Given data>
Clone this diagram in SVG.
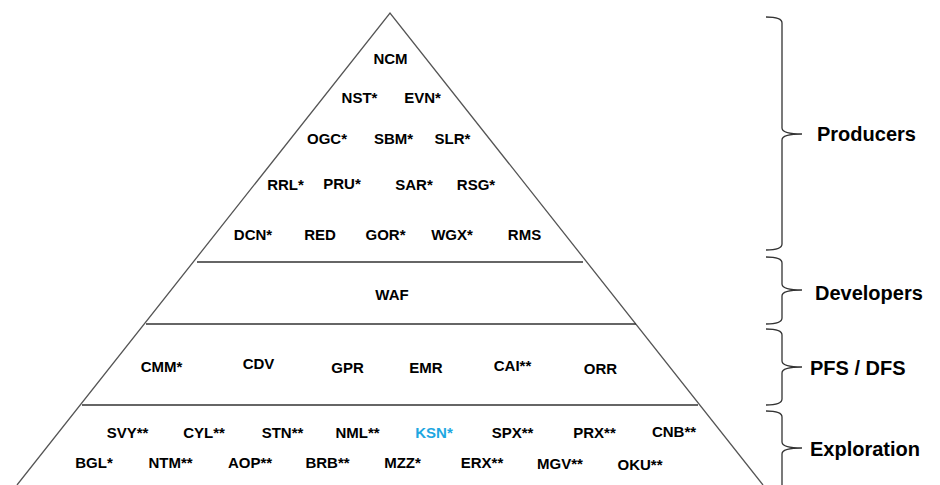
<svg xmlns="http://www.w3.org/2000/svg" width="940" height="485" viewBox="0 0 940 485">
<style>
.t{font-family:"Liberation Sans",Arial,sans-serif;font-weight:bold;font-size:15px;fill:#000;text-anchor:middle}
.k{fill:#1ea7e1}
.lbl{font-family:"Liberation Sans",Arial,sans-serif;font-weight:bold;font-size:20px;fill:#000}
.edge{stroke:#555;stroke-width:1.3;fill:none}
.tier{stroke:#333;stroke-width:1.3;fill:none}
.brace{stroke:#333;stroke-width:1.3;fill:none}
</style>
<rect width="940" height="485" fill="#fff"/>
<g id="pyramid">
<path class="edge" d="M17,485 L390,13 L763,485"/>
<line class="tier" x1="197" y1="262" x2="583" y2="262"/>
<line class="tier" x1="146" y1="324" x2="636" y2="324"/>
<line class="tier" x1="82" y1="405" x2="698" y2="405"/>
</g>
<g id="producers">
<text class="t" x="390.5" y="64">NCM</text>
<text class="t" x="359.5" y="103">NST*</text>
<text class="t" x="422.5" y="103">EVN*</text>
<text class="t" x="327" y="144">OGC*</text>
<text class="t" x="393.5" y="144">SBM*</text>
<text class="t" x="452.5" y="144">SLR*</text>
<text class="t" x="285.5" y="190">RRL*</text>
<text class="t" x="342" y="189">PRU*</text>
<text class="t" x="414" y="190">SAR*</text>
<text class="t" x="476" y="190">RSG*</text>
<text class="t" x="253" y="240">DCN*</text>
<text class="t" x="320" y="240">RED</text>
<text class="t" x="385.5" y="240">GOR*</text>
<text class="t" x="452" y="240">WGX*</text>
<text class="t" x="524.5" y="240">RMS</text>
</g>
<g id="developers">
<text class="t" x="392" y="300">WAF</text>
</g>
<g id="pfs-dfs">
<text class="t" x="161.5" y="372">CMM*</text>
<text class="t" x="258.5" y="369">CDV</text>
<text class="t" x="347.5" y="373">GPR</text>
<text class="t" x="426" y="373">EMR</text>
<text class="t" x="512.5" y="371">CAI**</text>
<text class="t" x="600.5" y="374">ORR</text>
</g>
<g id="exploration">
<text class="t" x="127.5" y="438">SVY**</text>
<text class="t" x="204" y="438">CYL**</text>
<text class="t" x="282.5" y="438">STN**</text>
<text class="t" x="357.5" y="438">NML**</text>
<text class="t k" x="434" y="438">KSN*</text>
<text class="t" x="512.5" y="438">SPX**</text>
<text class="t" x="594.5" y="438">PRX**</text>
<text class="t" x="674" y="437">CNB**</text>
<text class="t" x="94" y="468">BGL*</text>
<text class="t" x="170.5" y="468">NTM**</text>
<text class="t" x="250" y="468">AOP**</text>
<text class="t" x="327.5" y="468">BRB**</text>
<text class="t" x="402.5" y="468">MZZ*</text>
<text class="t" x="482" y="468">ERX**</text>
<text class="t" x="560" y="469">MGV**</text>
<text class="t" x="640" y="470">OKU**</text>
</g>
<g id="braces">
<path class="brace" d="M766,17 Q782,17 782,23 L782,128 Q782,134 802,134 Q782,134 782,140 L782,244 Q782,250 766,250"/>
<path class="brace" d="M766,257 Q782,257 782,263 L782,284 Q782,290 802,290 Q782,290 782,296 L782,318 Q782,324 766,324"/>
<path class="brace" d="M766,329 Q782,329 782,335 L782,361 Q782,367 802,367 Q782,367 782,373 L782,399 Q782,405 766,405"/>
<path class="brace" d="M766,411 Q782,411 782,417 L782,442 Q782,448 802,448 Q782,448 782,454 L782,490"/>
</g>
<g id="labels">
<text class="lbl" x="817" y="141">Producers</text>
<text class="lbl" x="815" y="300">Developers</text>
<text class="lbl" x="810" y="375">PFS / DFS</text>
<text class="lbl" x="810" y="456">Exploration</text>
</g>
</svg>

Your goal> Every line of the data above should be quoted exactly. Omit the pictures.

Reply>
Clone this diagram in SVG.
<svg xmlns="http://www.w3.org/2000/svg" width="940" height="485" viewBox="0 0 940 485">
<style>
.t{font-family:"Liberation Sans",Arial,sans-serif;font-weight:bold;font-size:15px;fill:#000;text-anchor:middle}
.k{fill:#1ea7e1}
.lbl{font-family:"Liberation Sans",Arial,sans-serif;font-weight:bold;font-size:20px;fill:#000}
.edge{stroke:#555;stroke-width:1.3;fill:none}
.tier{stroke:#333;stroke-width:1.3;fill:none}
.brace{stroke:#333;stroke-width:1.3;fill:none}
</style>
<rect width="940" height="485" fill="#fff"/>
<g id="pyramid">
<path class="edge" d="M17,485 L390,13 L763,485"/>
<line class="tier" x1="197" y1="262" x2="583" y2="262"/>
<line class="tier" x1="146" y1="324" x2="636" y2="324"/>
<line class="tier" x1="82" y1="405" x2="698" y2="405"/>
</g>
<g id="producers">
<text class="t" x="390.5" y="64">NCM</text>
<text class="t" x="359.5" y="103">NST*</text>
<text class="t" x="422.5" y="103">EVN*</text>
<text class="t" x="327" y="144">OGC*</text>
<text class="t" x="393.5" y="144">SBM*</text>
<text class="t" x="452.5" y="144">SLR*</text>
<text class="t" x="285.5" y="190">RRL*</text>
<text class="t" x="342" y="189">PRU*</text>
<text class="t" x="414" y="190">SAR*</text>
<text class="t" x="476" y="190">RSG*</text>
<text class="t" x="253" y="240">DCN*</text>
<text class="t" x="320" y="240">RED</text>
<text class="t" x="385.5" y="240">GOR*</text>
<text class="t" x="452" y="240">WGX*</text>
<text class="t" x="524.5" y="240">RMS</text>
</g>
<g id="developers">
<text class="t" x="392" y="300">WAF</text>
</g>
<g id="pfs-dfs">
<text class="t" x="161.5" y="372">CMM*</text>
<text class="t" x="258.5" y="369">CDV</text>
<text class="t" x="347.5" y="373">GPR</text>
<text class="t" x="426" y="373">EMR</text>
<text class="t" x="512.5" y="371">CAI**</text>
<text class="t" x="600.5" y="374">ORR</text>
</g>
<g id="exploration">
<text class="t" x="127.5" y="438">SVY**</text>
<text class="t" x="204" y="438">CYL**</text>
<text class="t" x="282.5" y="438">STN**</text>
<text class="t" x="357.5" y="438">NML**</text>
<text class="t k" x="434" y="438">KSN*</text>
<text class="t" x="512.5" y="438">SPX**</text>
<text class="t" x="594.5" y="438">PRX**</text>
<text class="t" x="674" y="437">CNB**</text>
<text class="t" x="94" y="468">BGL*</text>
<text class="t" x="170.5" y="468">NTM**</text>
<text class="t" x="250" y="468">AOP**</text>
<text class="t" x="327.5" y="468">BRB**</text>
<text class="t" x="402.5" y="468">MZZ*</text>
<text class="t" x="482" y="468">ERX**</text>
<text class="t" x="560" y="469">MGV**</text>
<text class="t" x="640" y="470">OKU**</text>
</g>
<g id="braces">
<path class="brace" d="M766,17 Q782,17 782,23 L782,128 Q782,134 802,134 Q782,134 782,140 L782,244 Q782,250 766,250"/>
<path class="brace" d="M766,257 Q782,257 782,263 L782,284 Q782,290 802,290 Q782,290 782,296 L782,318 Q782,324 766,324"/>
<path class="brace" d="M766,329 Q782,329 782,335 L782,361 Q782,367 802,367 Q782,367 782,373 L782,399 Q782,405 766,405"/>
<path class="brace" d="M766,411 Q782,411 782,417 L782,442 Q782,448 802,448 Q782,448 782,454 L782,490"/>
</g>
<g id="labels">
<text class="lbl" x="817" y="141">Producers</text>
<text class="lbl" x="815" y="300">Developers</text>
<text class="lbl" x="810" y="375">PFS / DFS</text>
<text class="lbl" x="810" y="456">Exploration</text>
</g>
</svg>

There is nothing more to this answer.